Tyler Durden's picture

Authored by Steven Englander of Citi,

It is hard to find a policymaker who hasn’t actively tried to talk his currency down. The few who don’t talk, act as if they were intent on driving their currency lower.  Citi's Steven Englander argues below that the ‘currency wars’ impact is collective monetary/liquidity easing. Collective easing is not neutral for currencies, the USD and JPY tend to fall when risk appetite grows while other currencies appreciate.

Moreover, despite the rhetoric on intervention, we think that direct or indirect intervention is credible only in countries where domestic asset prices are undervalued and CPI/asset price inflation are not issues. In other countries, intervention can boost domestic asset prices and borrowing and create more medium-term economic and asset price risk than conventional currency overvaluation would. So the MoF/BoJ may be credible in their intervention, but countries whose economies and asset markets are performing more favorably have much more to lose from losing control of asset markets. So JPY and, eventually CHF, are likely to fall, but if the RBA or BoC were to engage in active intervention they may find themselves quickly facing unfavorable domestic asset market dynamics.

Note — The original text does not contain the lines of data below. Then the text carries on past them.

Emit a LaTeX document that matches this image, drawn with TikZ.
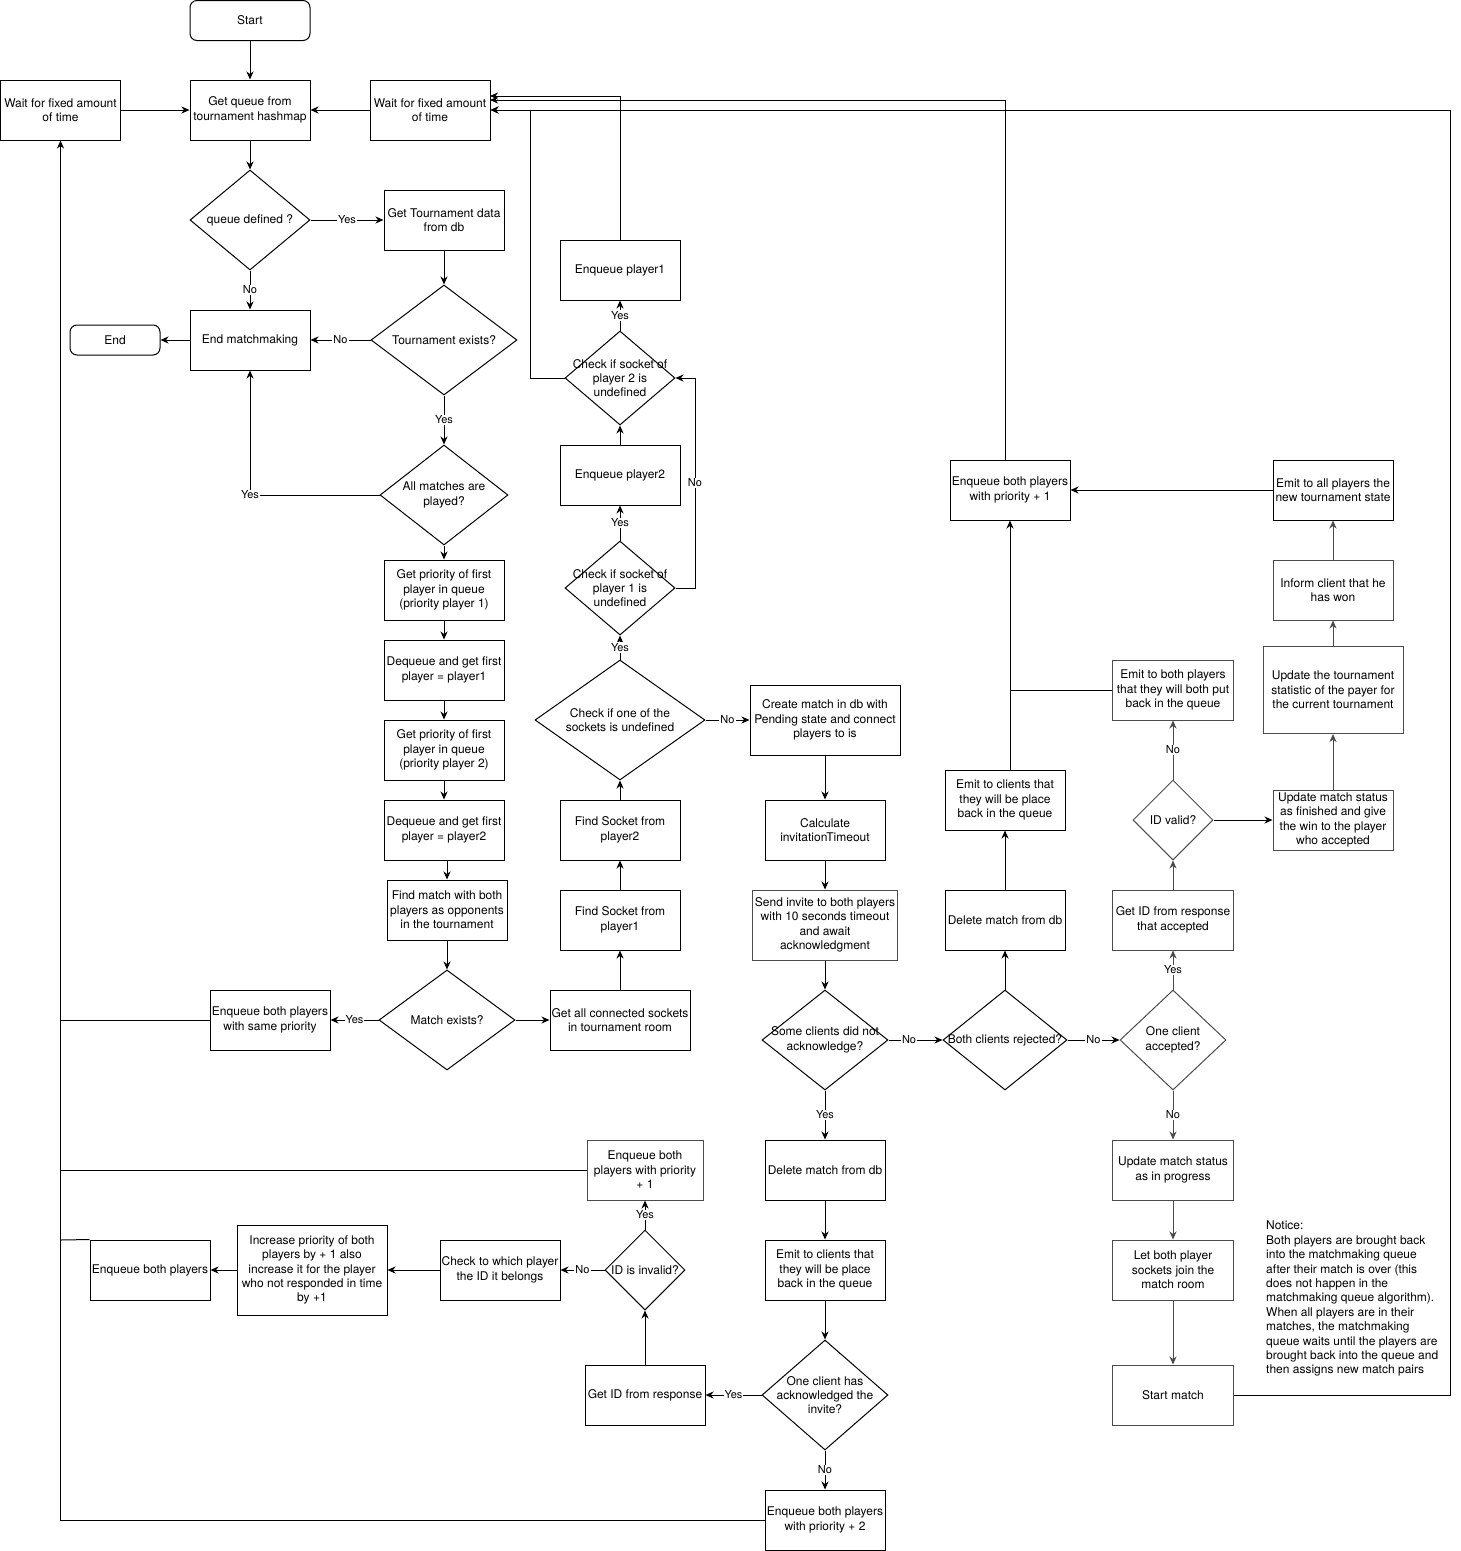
\documentclass[tikz,border=0pt]{standalone}
\usepackage{fontspec}
\setmainfont{TeX Gyre Heros}
\usetikzlibrary{shapes.geometric,arrows.meta}
\newcommand\myfs{\fontsize{12}{14.4}\selectfont}
\newcommand\mylfs{\fontsize{11}{12}\selectfont}
\definecolor{dgray}{RGB}{75,75,75}
\tikzset{
  box/.style={draw, rectangle, align=center, inner sep=1pt, font=\myfs, line width=1pt},
  rbox/.style={box, rounded corners=7pt},
  dia/.style={draw, diamond, inner sep=0pt, line width=1pt},
  dl/.style={align=center, font=\myfs, inner sep=0pt},
  sz/.style 2 args={minimum width=#1pt, minimum height=#2pt},
  arr/.style={-{Stealth[length=8pt,width=7pt,inset=2.5pt]}, line width=1pt},
  ln/.style={line width=1pt},
  lbl/.style={fill=white, font=\mylfs, inner sep=1pt},
  gr/.style={draw=dgray},
}
\begin{document}
\begin{tikzpicture}[x=1pt,y=-1pt]
\useasboundingbox (0,0) rectangle (1460,1551);

% ---- column A
\node[rbox, sz={120}{40}] (start) at (250,20.5) {Start};
\node[box, sz={120}{60}] (getq) at (250,110) {Get queue from\\tournament hashmap};
\node[box, sz={120}{60}] (waitL) at (60.5,110) {Wait for fixed amount\\of time};
\node[box, sz={120}{60}] (waitR) at (430,110) {Wait for fixed amount\\of time};
\node[dia, sz={120}{100}, label={[dl]center:{queue defined ?}}] (qdef) at (250,220) {};
\node[box, sz={120}{60}] (gettd) at (444,220) {Get Tournament data\\from db};
\node[box, sz={120}{60}] (endmm) at (250,340) {End matchmaking};
\node[rbox, sz={90}{30}] (endn) at (115,340) {End};
\node[dia, sz={146}{110}, label={[dl]center:{Tournament exists?}}] (texist) at (444,340) {};
\node[dia, sz={128}{100}, label={[dl]center:{All matches are\\played?}}] (allm) at (444,495) {};
\node[box, sz={120}{60}] (gp1) at (444,590) {Get priority of first\\player in queue\\(priority player 1)};
\node[box, sz={120}{60}] (dq1) at (444,670) {Dequeue and get first\\player = player1};
\node[box, sz={120}{60}] (gp2) at (444,750) {Get priority of first\\player in queue\\(priority player 2)};
\node[box, sz={120}{60}] (dq2) at (444,830) {Dequeue and get first\\player = player2};
\node[box, sz={120}{60}] (fm) at (447,910) {Find match with both\\players as opponents\\in the tournament};
\node[dia, sz={136}{100}, label={[dl]center:{Match exists?}}] (mex) at (447,1020) {};
\node[box, sz={120}{60}] (enqsame) at (270,1020) {Enqueue both players\\with same priority};

% ---- socket column
\node[box, sz={140}{60}] (getall) at (620,1020) {Get all connected sockets\\in tournament room};
\node[box, sz={120}{60}] (fs1) at (620,920) {Find Socket from\\player1};
\node[box, sz={120}{60}] (fs2) at (620,830) {Find Socket from\\player2};
\node[dia, sz={170}{120}, label={[dl]center:{Check if one of the\\sockets is undefined}}] (chk1) at (620,720) {};
\node[dia, sz={110}{94}, label={[dl]center:{Check if socket of\\player 1 is\\undefined}}] (chkp1) at (620,588) {};
\node[box, sz={120}{60}] (enqp2) at (620,475) {Enqueue player2};
\node[dia, sz={110}{94}, label={[dl]center:{Check if socket of\\player 2 is\\undefined}}] (chkp2) at (620,378) {};
\node[box, sz={120}{60}] (enqp1) at (620,270) {Enqueue player1};

% ---- invite column
\node[box, sz={150}{70}] (create) at (825,720) {Create match in db with\\Pending state and connect\\players to is};
\node[box, sz={120}{60}] (calc) at (825,830) {Calculate\\invitationTimeout};
\node[box, gr, sz={145}{70}] (send) at (825,925) {Send invite to both players\\with 10 seconds timeout\\and await\\acknowledgment};
\node[dia, sz={126}{100}, label={[dl]center:{Some clients did not\\acknowledge?}}] (some) at (825,1040) {};
\node[box, sz={120}{60}] (del1) at (825,1170) {Delete match from db};
\node[box, sz={120}{60}] (emit1) at (825,1270) {Emit to clients that\\they will be place\\back in the queue};
\node[dia, sz={126}{110}, label={[dl]center:{One client has\\acknowledged the\\invite?}}] (onehas) at (825,1395) {};
\node[box, sz={120}{60}] (enq2) at (825,1520) {Enqueue both players\\with priority + 2};
\node[box, sz={120}{60}] (getid) at (645,1395) {Get ID from response};
\node[dia, sz={80}{80}, label={[dl]center:{ID is invalid?}}] (idinv) at (645,1270) {};
\node[box, gr, sz={116}{60}] (enq1low) at (645,1170) {Enqueue both\\players with priority\\+ 1};
\node[box, sz={120}{60}] (chkwhich) at (500,1270) {Check to which player\\the ID it belongs};
\node[box, sz={150}{90}] (incr) at (312,1270) {Increase priority of both\\players by + 1 also\\increase it for the player\\who not responded in time\\by +1};
\node[box, sz={120}{60}] (enqboth) at (150,1270) {Enqueue both players};

% ---- right part
\node[dia, sz={124}{100}, label={[dl]center:{Both clients rejected?}}] (bothrej) at (1005,1040) {};
\node[dia, gr, sz={106}{100}, label={[dl]center:{One client\\accepted?}}] (oneacc) at (1173,1040) {};
\node[box, sz={120}{60}] (del2) at (1005,920) {Delete match from db};
\node[box, sz={120}{60}] (emit2) at (1005,800) {Emit to clients that\\they will be place\\back in the queue};
\node[box, sz={120}{60}] (enq1up) at (1010,490) {Enqueue both players\\with priority + 1};
\node[box, gr, sz={121}{60}] (emitboth) at (1173,690) {Emit to both players\\that they will both put\\back in the queue};
\node[box, gr, sz={121}{60}] (getidacc) at (1173,920) {Get ID from response\\that accepted};
\node[dia, gr, sz={80}{80}, label={[dl]center:{ID valid?}}] (idval) at (1173,820) {};
\node[box, gr, sz={120}{60}] (updfin) at (1333,820) {Update match status\\as finished and give\\the win to the player\\who accepted};
\node[box, gr, sz={140}{87}] (updstat) at (1333,690) {Update the tournament\\statistic of the payer for\\the current tournament};
\node[box, gr, sz={120}{60}] (inform) at (1333,590) {Inform client that he\\has won};
\node[box, sz={120}{60}] (emitall) at (1333,490) {Emit to all players the\\new tournament state};
\node[box, gr, sz={121}{60}] (updprog) at (1173,1170) {Update match status\\as in progress};
\node[box, gr, sz={121}{60}] (letboth) at (1173,1270) {Let both player\\sockets join the\\match room};
\node[box, gr, sz={121}{60}] (startm) at (1173,1395) {Start match};

\node[anchor=north west, align=left, font=\myfs, inner sep=0pt] (notice) at (1266,1221)
 {Notice:\\Both players are brought back\\into the matchmaking queue\\after their match is over (this\\does not happen in the\\matchmaking queue algorithm).\\When all players are in their\\matches, the matchmaking\\queue waits until the players are\\brought back into the queue and\\then assigns new match pairs};

% ---- junction coordinates
\coordinate (j1) at (60.5,1020);
\coordinate (j2) at (60.5,1170);
\coordinate (j3) at (60.5,1240);
\coordinate (j4) at (60.5,1520);
\coordinate (c1) at (695,588);
\coordinate (c2) at (530,110);
\coordinate (c3) at (490,96);
\coordinate (c5) at (490,100);
\coordinate (c6) at (1450,110);

% ---- edges
\draw[arr] (start) -- (getq);
\draw[arr] (waitL) -- (getq);
\draw[arr] (waitR) -- (getq);
\draw[arr] (getq) -- (qdef);
\draw[arr] (qdef) -- node[lbl]{Yes} (gettd);
\draw[arr] (qdef) -- node[lbl]{No} (endmm);
\draw[arr] (gettd) -- (texist);
\draw[arr] (texist) -- node[lbl]{No} (endmm);
\draw[arr] (endmm) -- (endn);
\draw[arr] (texist) -- node[lbl]{Yes} (allm);
\draw[arr] (allm.west) -| node[lbl, pos=0.5]{Yes} (endmm.south);
\draw[arr] (allm) -- (gp1);
\draw[arr] (gp1) -- (dq1);
\draw[arr] (dq1) -- (gp2);
\draw[arr] (gp2) -- (dq2);
\draw[arr] (dq2.south -| fm.north) -- (fm.north);
\draw[arr] (fm) -- (mex);
\draw[arr] (mex) -- node[lbl]{Yes} (enqsame);
\draw[ln] (enqsame.west) -- (j1);
\draw[arr] (mex) -- (getall);
\draw[arr] (getall) -- (fs1);
\draw[arr] (fs1) -- (fs2);
\draw[arr] (fs2) -- (chk1);
\draw[arr] (chk1) -- node[lbl]{Yes} (chkp1);
\draw[arr] (chk1) -- node[lbl]{No} (create);
\draw[arr] (chkp1) -- node[lbl]{Yes} (enqp2);
\draw[arr] (chkp1.east) -- (c1) |- node[lbl, pos=0.25]{No} (chkp2.east);
\draw[arr] (enqp2) -- (chkp2);
\draw[arr] (chkp2) -- node[lbl]{Yes} (enqp1);
\draw[arr] (chkp2.west) -| (c2) -- (waitR.east);
\draw[arr] (enqp1.north) |- (c3);
\draw[arr] (create) -- (calc);
\draw[arr] (calc) -- (send);
\draw[arr] (send) -- (some);
\draw[arr] (some) -- node[lbl]{Yes} (del1);
\draw[arr] (some) -- node[lbl, pos=0.38]{No} (bothrej);
\draw[arr] (del1) -- (emit1);
\draw[arr] (emit1) -- (onehas);
\draw[arr] (onehas) -- node[lbl]{Yes} (getid);
\draw[arr] (onehas) -- node[lbl]{No} (enq2);
\draw[arr] (enq2.west) -- (j4) -- (waitL.south);
\draw[arr] (getid) -- (idinv);
\draw[arr] (idinv) -- node[lbl]{Yes} (enq1low);
\draw[arr] (idinv) -- node[lbl]{No} (chkwhich);
\draw[arr] (chkwhich) -- (incr);
\draw[arr] (incr) -- (enqboth);
\draw[ln] (enqboth.north west) -- (j3);
\draw[ln] (enq1low.west) -- (j2);
\draw[arr] (bothrej) -- (del2);
\draw[arr] (del2) -- (emit2);
\draw[arr] (emit2.north -| enq1up.south) -- (enq1up.south);
\draw[ln] (emitboth.west) -- (emitboth.west -| enq1up.south);
\draw[arr] (enq1up.north -| emit2.north) |- (c5);
\draw[arr] (bothrej) -- node[lbl]{No} (oneacc);
\draw[arr, dgray] (oneacc) -- node[lbl, text=black]{Yes} (getidacc);
\draw[arr, dgray] (oneacc) -- node[lbl, text=black]{No} (updprog);
\draw[arr, dgray] (getidacc) -- (idval);
\draw[arr, dgray] (idval) -- node[lbl, text=black]{No} (emitboth);
\draw[arr] (idval) -- (updfin);
\draw[arr, dgray] (updfin) -- (updstat);
\draw[arr, dgray] (updstat) -- (inform);
\draw[arr, dgray] (inform) -- (emitall);
\draw[arr] (emitall) -- (enq1up);
\draw[arr, dgray] (updprog) -- (letboth);
\draw[arr, dgray] (letboth) -- (startm);
\draw[arr] (startm.east) -| (c6) -- (waitR.east);
\end{tikzpicture}
\end{document}
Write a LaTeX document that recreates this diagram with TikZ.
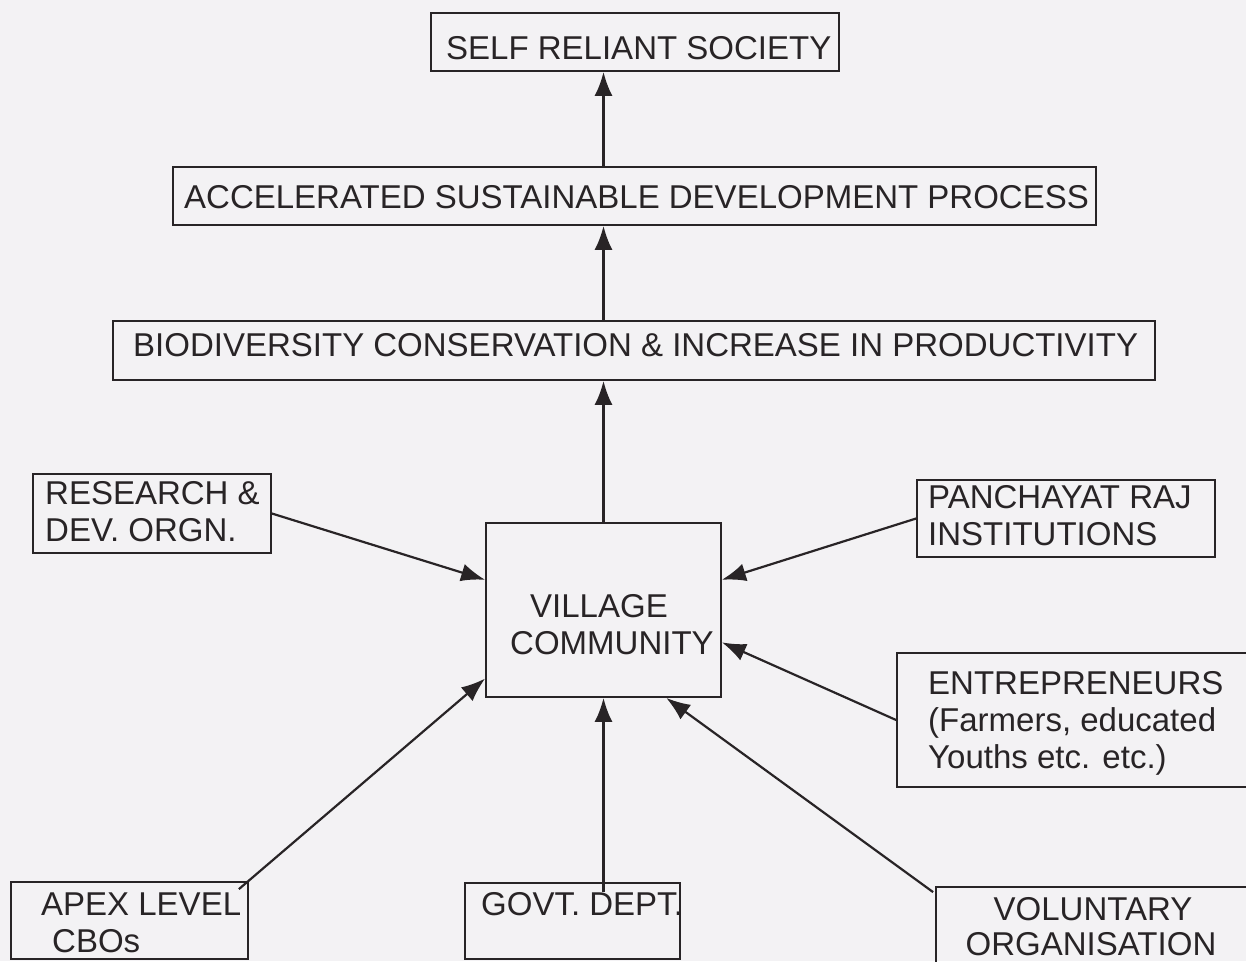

Consider some conventional wisdom on currencies:

1)     A weak currency buys you happiness

Figure 1 shows real broad effective exchange rates as calculated by the BIS since the beginning of 2000 for selected currencies. If currency weakness were all that it takes to achieve happiness, then the US, UK wand Japan would be very happy places and, Singapore and Australia pretty miserable.  This is very basic analysis but it is meant to show that currencies are not all that matters, much as currency strategists would like that to be the case. JPY has depreciated in effective terms, even before the recent bout  because major Asian trading partners currency appreciation and Japan low inflation have combined to yield real depreciation.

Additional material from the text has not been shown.